What is being asked:
Print, please, exactly and only the lines between the line holding "Recreate this image" and the line holding "Chart.register(...registerables);", inclusive, omitting any pictures.
..............................
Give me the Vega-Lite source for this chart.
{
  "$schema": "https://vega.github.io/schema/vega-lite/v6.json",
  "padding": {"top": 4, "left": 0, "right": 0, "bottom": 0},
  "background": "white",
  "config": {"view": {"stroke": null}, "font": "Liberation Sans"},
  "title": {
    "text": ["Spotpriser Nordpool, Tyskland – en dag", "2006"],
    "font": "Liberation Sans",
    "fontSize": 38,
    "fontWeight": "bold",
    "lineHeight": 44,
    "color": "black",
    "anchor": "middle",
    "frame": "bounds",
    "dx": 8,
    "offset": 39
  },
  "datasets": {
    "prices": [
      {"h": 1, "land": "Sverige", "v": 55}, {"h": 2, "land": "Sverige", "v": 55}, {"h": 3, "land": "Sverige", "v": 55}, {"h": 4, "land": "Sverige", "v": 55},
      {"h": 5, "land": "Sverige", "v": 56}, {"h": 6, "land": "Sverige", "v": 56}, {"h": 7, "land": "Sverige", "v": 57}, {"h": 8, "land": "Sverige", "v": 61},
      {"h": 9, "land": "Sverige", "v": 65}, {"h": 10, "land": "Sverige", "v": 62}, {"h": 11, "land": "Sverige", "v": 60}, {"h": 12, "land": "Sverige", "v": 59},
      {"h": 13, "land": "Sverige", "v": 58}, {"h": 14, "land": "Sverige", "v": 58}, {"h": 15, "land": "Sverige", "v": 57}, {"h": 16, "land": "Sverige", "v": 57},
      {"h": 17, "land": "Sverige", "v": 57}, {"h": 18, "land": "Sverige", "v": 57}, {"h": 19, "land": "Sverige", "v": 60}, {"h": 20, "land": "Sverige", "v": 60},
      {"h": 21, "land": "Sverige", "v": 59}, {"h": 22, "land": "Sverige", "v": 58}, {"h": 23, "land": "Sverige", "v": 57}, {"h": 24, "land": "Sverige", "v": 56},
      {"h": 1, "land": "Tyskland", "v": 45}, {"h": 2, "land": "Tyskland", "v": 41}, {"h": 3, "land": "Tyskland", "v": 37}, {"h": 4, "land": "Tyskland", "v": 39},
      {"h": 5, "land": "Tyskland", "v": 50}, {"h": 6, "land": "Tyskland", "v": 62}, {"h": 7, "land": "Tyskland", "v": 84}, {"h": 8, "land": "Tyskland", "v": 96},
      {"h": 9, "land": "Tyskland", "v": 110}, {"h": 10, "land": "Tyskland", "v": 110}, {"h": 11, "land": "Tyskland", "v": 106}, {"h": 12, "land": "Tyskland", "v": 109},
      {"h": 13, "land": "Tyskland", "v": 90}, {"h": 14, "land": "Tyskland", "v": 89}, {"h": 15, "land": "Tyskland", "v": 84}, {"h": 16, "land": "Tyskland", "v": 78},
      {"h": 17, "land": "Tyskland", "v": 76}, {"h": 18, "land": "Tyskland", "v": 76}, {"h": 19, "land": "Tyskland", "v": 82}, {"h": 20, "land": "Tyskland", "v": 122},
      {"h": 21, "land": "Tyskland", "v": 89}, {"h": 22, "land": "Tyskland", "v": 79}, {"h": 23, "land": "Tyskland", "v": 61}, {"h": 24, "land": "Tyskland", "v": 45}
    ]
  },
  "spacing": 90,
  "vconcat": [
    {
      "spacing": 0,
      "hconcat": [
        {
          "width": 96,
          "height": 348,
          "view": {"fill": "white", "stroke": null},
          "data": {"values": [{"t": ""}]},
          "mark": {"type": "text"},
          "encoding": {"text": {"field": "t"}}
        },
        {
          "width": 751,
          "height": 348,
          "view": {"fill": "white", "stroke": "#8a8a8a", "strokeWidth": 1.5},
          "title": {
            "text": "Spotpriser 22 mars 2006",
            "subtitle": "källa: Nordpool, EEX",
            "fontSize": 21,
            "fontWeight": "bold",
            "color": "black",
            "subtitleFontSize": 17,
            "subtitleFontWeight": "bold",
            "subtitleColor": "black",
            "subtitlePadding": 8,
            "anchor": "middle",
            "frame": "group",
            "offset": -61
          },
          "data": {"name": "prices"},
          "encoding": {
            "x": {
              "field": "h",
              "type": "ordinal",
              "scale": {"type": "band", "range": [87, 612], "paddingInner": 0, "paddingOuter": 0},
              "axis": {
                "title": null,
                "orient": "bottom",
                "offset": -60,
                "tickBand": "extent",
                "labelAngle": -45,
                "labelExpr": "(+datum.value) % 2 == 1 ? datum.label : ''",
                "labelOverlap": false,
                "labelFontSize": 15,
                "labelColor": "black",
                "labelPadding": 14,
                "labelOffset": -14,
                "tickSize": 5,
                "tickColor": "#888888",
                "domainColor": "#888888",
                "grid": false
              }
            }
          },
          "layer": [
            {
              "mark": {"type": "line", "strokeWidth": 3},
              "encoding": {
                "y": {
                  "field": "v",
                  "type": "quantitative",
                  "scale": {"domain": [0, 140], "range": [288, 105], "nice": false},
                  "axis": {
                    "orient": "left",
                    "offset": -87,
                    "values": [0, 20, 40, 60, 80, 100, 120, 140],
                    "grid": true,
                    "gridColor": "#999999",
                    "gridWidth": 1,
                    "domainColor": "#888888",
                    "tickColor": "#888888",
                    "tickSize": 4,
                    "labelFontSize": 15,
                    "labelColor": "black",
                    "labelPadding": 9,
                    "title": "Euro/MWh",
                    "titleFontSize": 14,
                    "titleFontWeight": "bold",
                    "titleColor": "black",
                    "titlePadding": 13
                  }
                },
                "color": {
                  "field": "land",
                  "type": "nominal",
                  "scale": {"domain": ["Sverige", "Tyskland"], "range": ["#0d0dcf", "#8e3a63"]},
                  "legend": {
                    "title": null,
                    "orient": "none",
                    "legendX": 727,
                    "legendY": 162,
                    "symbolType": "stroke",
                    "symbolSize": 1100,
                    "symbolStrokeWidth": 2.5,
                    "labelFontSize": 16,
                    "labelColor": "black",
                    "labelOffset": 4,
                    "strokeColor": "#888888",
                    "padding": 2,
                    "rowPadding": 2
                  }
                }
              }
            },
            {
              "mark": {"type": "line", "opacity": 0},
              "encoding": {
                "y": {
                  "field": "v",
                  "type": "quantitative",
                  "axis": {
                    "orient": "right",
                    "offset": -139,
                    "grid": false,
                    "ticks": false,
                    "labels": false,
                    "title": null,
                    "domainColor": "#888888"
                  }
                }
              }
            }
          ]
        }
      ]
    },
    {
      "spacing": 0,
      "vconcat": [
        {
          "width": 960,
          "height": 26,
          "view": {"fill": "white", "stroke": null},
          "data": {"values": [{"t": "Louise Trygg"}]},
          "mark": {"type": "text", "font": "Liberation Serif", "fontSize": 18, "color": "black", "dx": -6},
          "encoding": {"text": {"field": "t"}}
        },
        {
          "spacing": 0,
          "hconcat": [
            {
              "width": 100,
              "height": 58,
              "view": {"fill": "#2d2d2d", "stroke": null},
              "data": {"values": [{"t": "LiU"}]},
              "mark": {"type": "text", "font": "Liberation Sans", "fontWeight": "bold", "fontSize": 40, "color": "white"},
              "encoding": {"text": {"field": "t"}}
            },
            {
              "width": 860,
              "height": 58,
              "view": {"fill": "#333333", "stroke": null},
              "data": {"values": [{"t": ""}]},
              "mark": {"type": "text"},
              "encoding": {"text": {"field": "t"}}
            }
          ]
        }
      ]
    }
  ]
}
..............................
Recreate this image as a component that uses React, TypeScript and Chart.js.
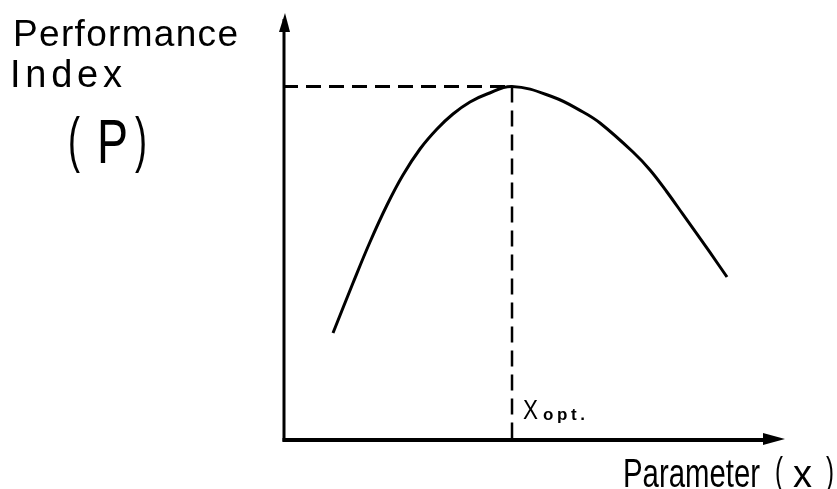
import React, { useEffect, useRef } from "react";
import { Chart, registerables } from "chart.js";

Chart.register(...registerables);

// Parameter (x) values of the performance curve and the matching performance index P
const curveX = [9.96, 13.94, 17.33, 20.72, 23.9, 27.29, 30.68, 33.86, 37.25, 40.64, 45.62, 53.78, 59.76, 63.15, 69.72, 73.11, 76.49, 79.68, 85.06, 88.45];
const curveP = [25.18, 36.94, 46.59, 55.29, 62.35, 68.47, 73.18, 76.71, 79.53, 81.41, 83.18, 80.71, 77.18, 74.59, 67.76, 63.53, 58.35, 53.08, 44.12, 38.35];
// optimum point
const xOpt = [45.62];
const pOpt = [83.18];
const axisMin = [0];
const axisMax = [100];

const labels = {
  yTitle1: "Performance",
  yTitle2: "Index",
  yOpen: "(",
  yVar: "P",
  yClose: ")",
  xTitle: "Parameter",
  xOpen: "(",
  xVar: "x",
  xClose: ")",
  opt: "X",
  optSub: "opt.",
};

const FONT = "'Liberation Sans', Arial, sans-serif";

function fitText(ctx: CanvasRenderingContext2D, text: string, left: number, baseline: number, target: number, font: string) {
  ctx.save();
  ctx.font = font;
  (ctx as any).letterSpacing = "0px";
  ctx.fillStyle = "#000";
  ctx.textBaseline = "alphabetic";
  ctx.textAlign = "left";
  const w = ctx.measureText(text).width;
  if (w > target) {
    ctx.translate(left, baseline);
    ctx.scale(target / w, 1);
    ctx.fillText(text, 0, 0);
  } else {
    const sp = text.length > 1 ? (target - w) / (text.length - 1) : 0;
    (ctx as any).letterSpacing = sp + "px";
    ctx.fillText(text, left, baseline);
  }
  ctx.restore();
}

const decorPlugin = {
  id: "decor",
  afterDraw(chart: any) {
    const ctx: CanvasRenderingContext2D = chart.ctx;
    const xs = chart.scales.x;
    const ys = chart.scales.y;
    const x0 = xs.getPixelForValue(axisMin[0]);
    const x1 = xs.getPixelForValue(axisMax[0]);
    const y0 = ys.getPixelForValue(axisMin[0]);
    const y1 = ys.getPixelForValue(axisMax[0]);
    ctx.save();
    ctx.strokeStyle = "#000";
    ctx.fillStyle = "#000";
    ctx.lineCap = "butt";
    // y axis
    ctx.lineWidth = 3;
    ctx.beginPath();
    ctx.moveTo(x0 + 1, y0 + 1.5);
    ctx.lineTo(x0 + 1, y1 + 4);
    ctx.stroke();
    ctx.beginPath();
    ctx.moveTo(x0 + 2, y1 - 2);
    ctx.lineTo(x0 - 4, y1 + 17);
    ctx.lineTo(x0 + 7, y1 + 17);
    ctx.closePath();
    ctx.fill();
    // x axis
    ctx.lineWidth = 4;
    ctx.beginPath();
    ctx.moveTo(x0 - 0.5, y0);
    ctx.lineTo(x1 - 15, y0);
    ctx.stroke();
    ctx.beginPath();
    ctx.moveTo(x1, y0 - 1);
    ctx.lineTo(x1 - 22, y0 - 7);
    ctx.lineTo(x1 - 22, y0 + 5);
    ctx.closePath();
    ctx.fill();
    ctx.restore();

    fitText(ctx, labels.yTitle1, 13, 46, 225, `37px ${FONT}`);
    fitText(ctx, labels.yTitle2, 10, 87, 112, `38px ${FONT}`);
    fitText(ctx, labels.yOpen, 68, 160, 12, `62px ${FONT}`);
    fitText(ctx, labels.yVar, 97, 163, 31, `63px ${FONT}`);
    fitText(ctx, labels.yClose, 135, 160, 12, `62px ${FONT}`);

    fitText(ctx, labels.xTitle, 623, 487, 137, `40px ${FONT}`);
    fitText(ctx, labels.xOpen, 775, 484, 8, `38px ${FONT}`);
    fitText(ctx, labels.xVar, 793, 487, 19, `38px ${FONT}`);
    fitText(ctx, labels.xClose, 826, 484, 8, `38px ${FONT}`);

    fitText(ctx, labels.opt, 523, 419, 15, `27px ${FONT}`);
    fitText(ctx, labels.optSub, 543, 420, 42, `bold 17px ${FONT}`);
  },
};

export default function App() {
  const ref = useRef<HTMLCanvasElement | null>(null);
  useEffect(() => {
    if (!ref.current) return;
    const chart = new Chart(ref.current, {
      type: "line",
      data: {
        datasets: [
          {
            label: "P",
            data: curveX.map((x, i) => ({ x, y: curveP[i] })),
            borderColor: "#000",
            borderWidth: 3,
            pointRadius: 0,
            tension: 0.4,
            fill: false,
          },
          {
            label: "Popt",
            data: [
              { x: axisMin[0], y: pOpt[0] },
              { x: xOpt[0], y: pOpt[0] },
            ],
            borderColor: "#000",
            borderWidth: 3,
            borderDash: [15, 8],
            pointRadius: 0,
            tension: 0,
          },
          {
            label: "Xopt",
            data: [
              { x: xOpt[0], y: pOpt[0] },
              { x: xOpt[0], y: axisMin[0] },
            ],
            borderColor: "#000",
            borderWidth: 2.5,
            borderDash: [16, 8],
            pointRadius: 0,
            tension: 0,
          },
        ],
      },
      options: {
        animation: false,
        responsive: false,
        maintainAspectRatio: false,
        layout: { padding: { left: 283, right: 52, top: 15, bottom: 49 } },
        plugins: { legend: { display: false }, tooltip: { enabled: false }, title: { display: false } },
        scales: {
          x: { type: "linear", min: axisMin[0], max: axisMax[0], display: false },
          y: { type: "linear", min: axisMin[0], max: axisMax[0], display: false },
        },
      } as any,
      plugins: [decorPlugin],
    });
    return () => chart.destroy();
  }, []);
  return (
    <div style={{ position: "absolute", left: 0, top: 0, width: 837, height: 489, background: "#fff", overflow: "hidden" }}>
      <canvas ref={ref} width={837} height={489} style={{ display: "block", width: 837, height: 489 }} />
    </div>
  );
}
..............................
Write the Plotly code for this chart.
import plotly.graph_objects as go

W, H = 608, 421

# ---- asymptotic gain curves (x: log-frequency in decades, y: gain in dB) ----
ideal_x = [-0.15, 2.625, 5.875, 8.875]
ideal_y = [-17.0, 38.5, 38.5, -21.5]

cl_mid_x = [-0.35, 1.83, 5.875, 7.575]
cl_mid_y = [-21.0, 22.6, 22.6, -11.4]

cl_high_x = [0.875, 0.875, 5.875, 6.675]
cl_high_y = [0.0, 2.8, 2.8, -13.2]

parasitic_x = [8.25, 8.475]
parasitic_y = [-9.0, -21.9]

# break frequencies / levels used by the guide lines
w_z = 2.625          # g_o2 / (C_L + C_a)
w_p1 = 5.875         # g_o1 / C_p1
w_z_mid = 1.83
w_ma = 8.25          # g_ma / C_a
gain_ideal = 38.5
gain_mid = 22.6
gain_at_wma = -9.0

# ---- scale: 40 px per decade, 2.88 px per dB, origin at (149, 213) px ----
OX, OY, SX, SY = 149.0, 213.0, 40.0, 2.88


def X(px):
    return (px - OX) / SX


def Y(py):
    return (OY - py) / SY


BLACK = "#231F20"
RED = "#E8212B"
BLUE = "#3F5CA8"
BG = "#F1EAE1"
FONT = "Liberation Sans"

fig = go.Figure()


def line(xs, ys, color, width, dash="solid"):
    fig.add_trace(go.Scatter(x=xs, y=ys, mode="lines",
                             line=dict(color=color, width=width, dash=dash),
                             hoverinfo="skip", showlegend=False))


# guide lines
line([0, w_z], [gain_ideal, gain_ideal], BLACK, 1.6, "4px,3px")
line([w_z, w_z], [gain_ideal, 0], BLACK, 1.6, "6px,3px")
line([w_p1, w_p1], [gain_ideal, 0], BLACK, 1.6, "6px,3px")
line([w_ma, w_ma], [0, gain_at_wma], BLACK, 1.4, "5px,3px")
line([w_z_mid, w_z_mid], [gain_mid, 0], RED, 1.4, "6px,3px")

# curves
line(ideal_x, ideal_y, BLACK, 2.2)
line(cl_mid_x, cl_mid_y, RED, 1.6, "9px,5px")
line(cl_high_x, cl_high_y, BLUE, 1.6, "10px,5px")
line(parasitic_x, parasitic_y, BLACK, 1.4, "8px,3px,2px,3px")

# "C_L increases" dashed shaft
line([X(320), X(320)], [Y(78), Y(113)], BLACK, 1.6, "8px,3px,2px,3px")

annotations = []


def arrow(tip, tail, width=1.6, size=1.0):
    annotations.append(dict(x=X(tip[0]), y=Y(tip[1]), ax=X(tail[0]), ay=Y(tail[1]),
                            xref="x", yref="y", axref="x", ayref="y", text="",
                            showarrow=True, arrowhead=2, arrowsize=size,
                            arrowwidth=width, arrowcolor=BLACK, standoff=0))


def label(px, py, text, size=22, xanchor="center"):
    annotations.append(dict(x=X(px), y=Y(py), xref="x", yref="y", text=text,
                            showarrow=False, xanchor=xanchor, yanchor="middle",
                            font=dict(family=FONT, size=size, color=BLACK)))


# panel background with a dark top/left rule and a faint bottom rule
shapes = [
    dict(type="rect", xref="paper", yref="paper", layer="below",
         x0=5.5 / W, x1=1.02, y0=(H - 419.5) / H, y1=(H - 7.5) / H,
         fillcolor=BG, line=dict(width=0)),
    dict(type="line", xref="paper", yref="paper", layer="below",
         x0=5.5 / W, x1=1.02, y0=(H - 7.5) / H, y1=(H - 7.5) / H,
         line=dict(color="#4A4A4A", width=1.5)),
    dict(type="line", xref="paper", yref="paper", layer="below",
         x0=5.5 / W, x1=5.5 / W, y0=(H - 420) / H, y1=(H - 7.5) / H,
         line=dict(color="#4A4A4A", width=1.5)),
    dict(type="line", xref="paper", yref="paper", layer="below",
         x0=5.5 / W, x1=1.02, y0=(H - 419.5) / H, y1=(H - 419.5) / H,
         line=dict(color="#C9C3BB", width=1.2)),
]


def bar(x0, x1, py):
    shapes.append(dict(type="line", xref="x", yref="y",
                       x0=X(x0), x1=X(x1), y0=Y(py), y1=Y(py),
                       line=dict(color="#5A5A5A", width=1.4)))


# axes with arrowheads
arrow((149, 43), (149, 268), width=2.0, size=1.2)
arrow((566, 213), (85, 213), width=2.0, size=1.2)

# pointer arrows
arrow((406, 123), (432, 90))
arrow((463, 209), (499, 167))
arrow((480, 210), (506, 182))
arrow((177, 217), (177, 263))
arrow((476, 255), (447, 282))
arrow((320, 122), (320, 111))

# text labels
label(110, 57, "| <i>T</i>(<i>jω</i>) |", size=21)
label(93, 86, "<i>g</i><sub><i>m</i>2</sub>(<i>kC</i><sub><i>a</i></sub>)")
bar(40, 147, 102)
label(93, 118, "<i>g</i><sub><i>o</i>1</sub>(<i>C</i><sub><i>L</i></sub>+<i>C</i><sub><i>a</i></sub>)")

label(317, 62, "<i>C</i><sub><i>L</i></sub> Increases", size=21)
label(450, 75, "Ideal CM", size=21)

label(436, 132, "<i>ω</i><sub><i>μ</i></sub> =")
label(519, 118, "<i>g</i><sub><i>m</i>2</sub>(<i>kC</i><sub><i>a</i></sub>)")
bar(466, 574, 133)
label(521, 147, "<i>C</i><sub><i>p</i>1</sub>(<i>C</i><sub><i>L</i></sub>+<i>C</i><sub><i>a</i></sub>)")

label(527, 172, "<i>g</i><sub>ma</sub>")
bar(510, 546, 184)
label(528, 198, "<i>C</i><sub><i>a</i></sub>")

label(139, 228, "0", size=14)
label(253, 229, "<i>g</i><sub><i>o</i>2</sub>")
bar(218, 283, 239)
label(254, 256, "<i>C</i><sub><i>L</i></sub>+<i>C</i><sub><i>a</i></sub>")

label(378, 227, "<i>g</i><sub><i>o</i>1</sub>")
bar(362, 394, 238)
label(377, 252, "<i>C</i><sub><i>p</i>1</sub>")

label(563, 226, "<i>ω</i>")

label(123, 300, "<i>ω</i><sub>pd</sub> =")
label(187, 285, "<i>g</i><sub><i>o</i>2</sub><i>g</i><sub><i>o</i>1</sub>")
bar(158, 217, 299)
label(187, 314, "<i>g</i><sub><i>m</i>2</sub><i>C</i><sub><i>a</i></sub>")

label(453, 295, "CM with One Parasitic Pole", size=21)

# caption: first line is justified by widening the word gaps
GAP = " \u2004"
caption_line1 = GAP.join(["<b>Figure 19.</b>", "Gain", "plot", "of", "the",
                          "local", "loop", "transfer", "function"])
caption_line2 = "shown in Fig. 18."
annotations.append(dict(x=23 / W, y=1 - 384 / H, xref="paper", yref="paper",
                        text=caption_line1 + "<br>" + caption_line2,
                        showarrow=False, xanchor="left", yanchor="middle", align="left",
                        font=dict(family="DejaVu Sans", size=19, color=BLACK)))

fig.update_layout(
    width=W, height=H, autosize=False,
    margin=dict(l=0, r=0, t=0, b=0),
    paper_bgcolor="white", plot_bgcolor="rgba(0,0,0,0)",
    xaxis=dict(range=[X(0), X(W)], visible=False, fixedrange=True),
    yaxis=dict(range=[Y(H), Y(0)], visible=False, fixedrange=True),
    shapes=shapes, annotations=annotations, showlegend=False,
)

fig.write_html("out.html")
..............................
The result:
Recreate this image as a component that uses React, TypeScript and Chart.js.
import React, { useEffect, useRef } from "react";
import { Chart, registerables } from "chart.js";

Chart.register(...registerables);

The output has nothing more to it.